Natural gas for May delivery on the New York Mercantile Exchange recently traded 8.9 cents, or 2.70%, lower at $3.208 a million British thermal units. The contract fell as low as $3.155/MMBtu - the lowest since September 2002 - after opening floor trade at $3.188/MMBtu. Nymex options on May natural gas futures also expire on Monday.
Natural gas prices were under pressure from robust levels of natural gas storage and domestic production, which has remained strong despite the decline in the number of rigs drilling for natural gas.
"People keep looking for sings that production is starting to be shuttered. But we really haven't seen it yet," Gene McGillian, an analyst with Tradition Energy in Stamford, Conn., said.
Natural gas prices have have lost more than 75% of their since last July, when prices peaked at $13.694/MMBtu.
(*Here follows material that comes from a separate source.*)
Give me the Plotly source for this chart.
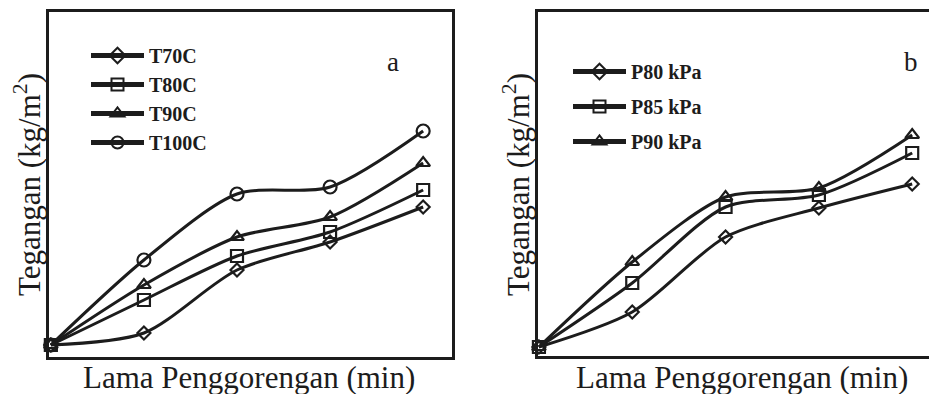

In response to that decline, natural gas producers have pulled back on drilling activity to stem the flow of natural gas into a market the oversupplied gas market.
The number of rigs drilling for natural gas in the U.S. has fallen by more than half from a peak last September of 1,606 rigs, according to oilfield services company Baker Hughes.
Natural gas storage levels have also swelled as demand for the fuel among industrial users of gas began tapering off.
Natural gas in U.S. storage stands at 1.741 trillion cubic feet - 35.8% higher than last year and 22.7% above the five-year average.